От метро до ювелирных курсов – триста восемьдесят пять шагов, и Маруся бежит эти триста восемьдесят пять через разноцветную толпу, мимо витрин и захламленных тротуаров; впитывая в себя ежедневную порцию страха и неуверенности. Преодоление расстояния в незнакомой местности стало часто моделироваться в современных компьютерных играх. Здесь средоточие страха, неожиданности и деформация сознания у чужака в чужом пространстве. Главная цель путешествующего — примирить “чужое” со “своим”, претерпеть изменение собственного ландшафта. Только тогда: дороги выпрямляются, горы становятся ниже, моря спокойнее, улицы — тише. Происходит “регионизация” местности, универсальность путника и места.

Путь вообще характеризуется мужской символикой с фаллическим образом стрелы как совершенства. Субъект, практикующий миграционный опыт, творит и связывает между собой миры, пространства, но не бывает в плену ни у одного из них. “Он — Великий Бездомный, Вечный жид культурных проселков, по полустертым следам которого прокладывают магистрали” [42, 79].

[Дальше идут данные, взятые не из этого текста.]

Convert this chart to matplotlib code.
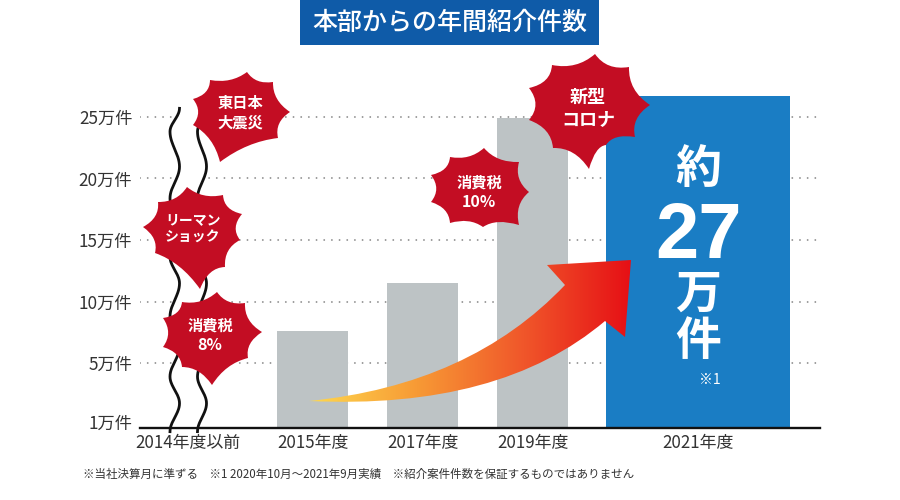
import numpy as np
import matplotlib
matplotlib.use("Agg")
import matplotlib.pyplot as plt
from matplotlib.path import Path
from matplotlib.patches import PathPatch, Rectangle
from matplotlib.colors import LinearSegmentedColormap
from matplotlib.transforms import ScaledTranslation

plt.rcParams['font.family'] = ['Noto Sans CJK JP', 'DejaVu Sans']

# ---- data
title = "本部からの年間紹介件数"
years = ["2015年度", "2017年度", "2019年度", "2021年度"]
counts = [7.6, 11.5, 24.9, 26.7]
first_label = "2014年度以前"
y_ticks = [1, 5, 10, 15, 20, 25]
y_labels = ["1万件", "5万件", "10万件", "15万件", "20万件", "25万件"]
footnote = "※当社決算月に準ずる　※1 2020年10月～2021年9月実績　※紹介案件件数を保証するものではありません"

# ---- layout (pixels)
bar_centers = [312.5, 422.5, 532.5, 698]
bar_widths = [71, 71, 71, 184]
first_center = 188
C_BAR, C_BLUE, C_TITLE, C_RED, C_TXT = "#bdc3c5", "#1a7dc4", "#0f5ba8", "#c30d23", "#333333"

fig = plt.figure(figsize=(9, 5), dpi=100, facecolor="white")
L, R, B, T = 140, 820, 428, 90
ax = fig.add_axes([L/900, 1-B/500, (R-L)/900, (B-T)/500])

def fwd(v):
    v = np.asarray(v, dtype=float)
    return np.where(v < 5, (v-1)*65/4, 65+(v-5)*12.3)
def inv(p):
    p = np.asarray(p, dtype=float)
    return np.where(p < 65, 1+p*4/65, 5+(p-65)/12.3)
ax.set_yscale('function', functions=(fwd, inv))
ax.set_xlim(L, R)
ax.set_ylim(1, float(inv(B-T)))
colors = [C_BAR, C_BAR, C_BAR, C_BLUE]
ax.bar(bar_centers, counts, width=bar_widths, bottom=0, color=colors, zorder=3)
ax.set_yticks(y_ticks, y_labels, fontsize=12.4, color=C_TXT)
ax.set_xticks([first_center]+bar_centers, [first_label]+years, fontsize=12.2, color=C_TXT)
ax.tick_params(axis='y', length=0, pad=5.5)
ax.tick_params(axis='x', length=0, pad=4.5)
ax.get_yticklabels()[0].set_transform(ax.get_yticklabels()[0].get_transform()
                                      + ScaledTranslation(0, 6/72*0.72, fig.dpi_scale_trans))
ax.grid(axis='y', color="#8a8a8a", lw=1.3, linestyle=(0, (0.05, 4.2)), dash_capstyle='round', zorder=1)
ax.set_axisbelow(True)
for s in ("top", "left", "right"):
    ax.spines[s].set_visible(False)
ax.spines["bottom"].set_linewidth(1.7)
ax.spines["bottom"].set_color("#111111")
ax.spines["bottom"].set_zorder(5)

# ---- overlay in pixel coordinates
ov = fig.add_axes([0, 0, 1, 1], facecolor="none")
ov.set_xlim(0, 900); ov.set_ylim(500, 0); ov.axis("off")

# title
ov.add_patch(Rectangle((300, 0), 299, 45, color=C_TITLE, lw=0))
ov.text(450, 22.5, title, color="white", fontsize=18, fontweight="medium", ha="center", va="center")

# wave break
ext_y = np.array([115, 185, 290, 385, 470, 560, 640, 740, 830, 920, 1000, 1085])/3+70
ext_x = np.array([1, 0, 1, 0, 1, 0, 1, 0, 1, 0, 1, 0], dtype=float)
yy, xx = [], []
for i in range(len(ext_y)-1):
    t = np.linspace(0, 1, 30)
    s = (1-np.cos(np.pi*t))/2
    yy.append(ext_y[i]+(ext_y[i+1]-ext_y[i])*t)
    xx.append(ext_x[i]+(ext_x[i+1]-ext_x[i])*s)
yy, xx = np.concatenate(yy), np.concatenate(xx)
w1 = 170+xx*9.5
w2 = 197.5+xx*9
mask = yy <= 426.5
ov.fill_betweenx(yy[mask], w1[mask], w2[mask], color="white", lw=0, zorder=1)
ov.plot(w1, yy, color="#111111", lw=2.0, zorder=2)
ov.plot(w2, yy, color="#111111", lw=2.0, zorder=2)

# gradient arrow
verts = [(309, 401), (470, 385), (565, 285), (547, 265), (631, 260), (625, 337), (605, 321), (500, 410), (309, 401), (309, 401)]
codes = [Path.MOVETO, Path.CURVE3, Path.CURVE3, Path.LINETO, Path.LINETO, Path.LINETO, Path.LINETO, Path.CURVE3, Path.CURVE3, Path.CLOSEPOLY]
arrow = PathPatch(Path(verts, codes), facecolor="none", edgecolor="none", zorder=3, transform=ov.transData)
ov.add_patch(arrow)
cm = LinearSegmentedColormap.from_list("g", ["#ffd94f", "#f79a35", "#f0562a", "#e60f15"])
im = ov.imshow(np.linspace(0, 1, 256).reshape(1, -1), cmap=cm, extent=(309, 632, 420, 255), aspect="auto", zorder=3)
im.set_clip_path(arrow)
ov.set_xlim(0, 900); ov.set_ylim(500, 0)

# bursts
def burst(tips, center, depth):
    tips = list(tips)
    v, c = [tips[0]], [Path.MOVETO]
    cx, cy = center
    for a, b in zip(tips, tips[1:]+tips[:1]):
        mx, my = (a[0]+b[0])/2, (a[1]+b[1])/2
        v += [(mx+(cx-mx)*depth, my+(cy-my)*depth), b]
        c += [Path.CURVE3, Path.CURVE3]
    ov.add_patch(PathPatch(Path(v, c), facecolor=C_RED, edgecolor="none", zorder=4))

bursts = [
    ([(247, 72), (273, 82), (290, 112), (278, 138), (220, 162), (193, 125), (193, 99), (210, 80)], (240, 112)),
    ([(187, 187), (223, 195), (242, 214), (240, 240), (225, 267), (200, 289), (155, 253), (143, 227), (158, 202)], (193, 230)),
    ([(217, 292), (245, 303), (262, 332), (248, 358), (212, 385), (182, 367), (163, 347), (163, 318), (182, 302)], (210, 335)),
    ([(484, 148), (519, 162), (529, 192), (519, 225), (483, 227), (450, 223), (431, 202), (431, 175), (450, 157)], (479, 190)),
    ([(595, 54), (629, 67), (650, 105), (635, 137), (606, 145), (589, 169), (553, 148), (529, 120), (529, 88), (552, 65)], (588, 107)),
]
for tips, c in bursts:
    burst(tips, c, 0.22)

labels = [
    ("東日本", 240, 103, 11), ("大震災", 240, 123, 11),
    ("リーマン", 193, 220, 10), ("ショック", 193, 238, 10),
    ("消費税", 210, 326, 11), ("8%", 210, 345, 11.5),
    ("消費税", 479, 183, 11), ("10%", 479, 202, 11.5),
    ("新型", 588, 97, 13), ("コロナ", 588, 120, 13),
]
for s, x, y, fs in labels:
    ov.text(x, y, s, color="white", fontsize=fs, fontweight="bold", ha="center", va="center", zorder=5)

# big bar text
ov.text(698, 170, "約", color="white", fontsize=33, fontweight="bold", ha="center", va="center", zorder=2)
ov.text(698, 237, "27", color="white", fontsize=56, fontweight="bold", family="Liberation Sans", ha="center", va="center", zorder=2)
ov.text(698, 295, "万", color="white", fontsize=33, fontweight="bold", ha="center", va="center", zorder=2)
ov.text(698, 342, "件", color="white", fontsize=33, fontweight="bold", ha="center", va="center", zorder=2)
ov.text(710, 380, "※1", color="white", fontsize=10, ha="center", va="center", zorder=2)

ov.text(83, 474, footnote, color=C_TXT, fontsize=8.3, ha="left", va="center")

fig.savefig("out.png", dpi=100)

Всякая историческая эпоха была ознаменована своими путешествиями, и всякий раз это происходило лишь тогда, когда накапливались соответствующие предпосылки. Человек доложен был созреть, чтобы отправиться в рискованное путешествие, или же ему становилось тесно среди себе подобных, у него отсутствуют прочные корни, он чувствует себя чужаком или изгоем, хотя он и превосходил приспособляемостью своих конкурентов.

Он стремился к расширению местности, как условию жизнедеятельности, т. к. местность в экологическом осмыслении — это ограничение пути. Местность фактически выступает как табу: ее границы отделяют внешнее пространство от внутреннего. Символическое изображение местности — это дом в воронке; центростремительная сила притягивает жителя к его дому. Дом выступает как внешняя защита. Он, собирая вокруг себя и примиряя между собой своих детей, сообщает жизни симметрию и порядок.

Стремление человека к путешествию и зависимость от дома (скорлупы, защитной оболочки тела) нашло воплощение в потрясающем образе единства местности и пути: гибридом выступает лабиринт, который есть дом, обещающий бесконечное путешествие.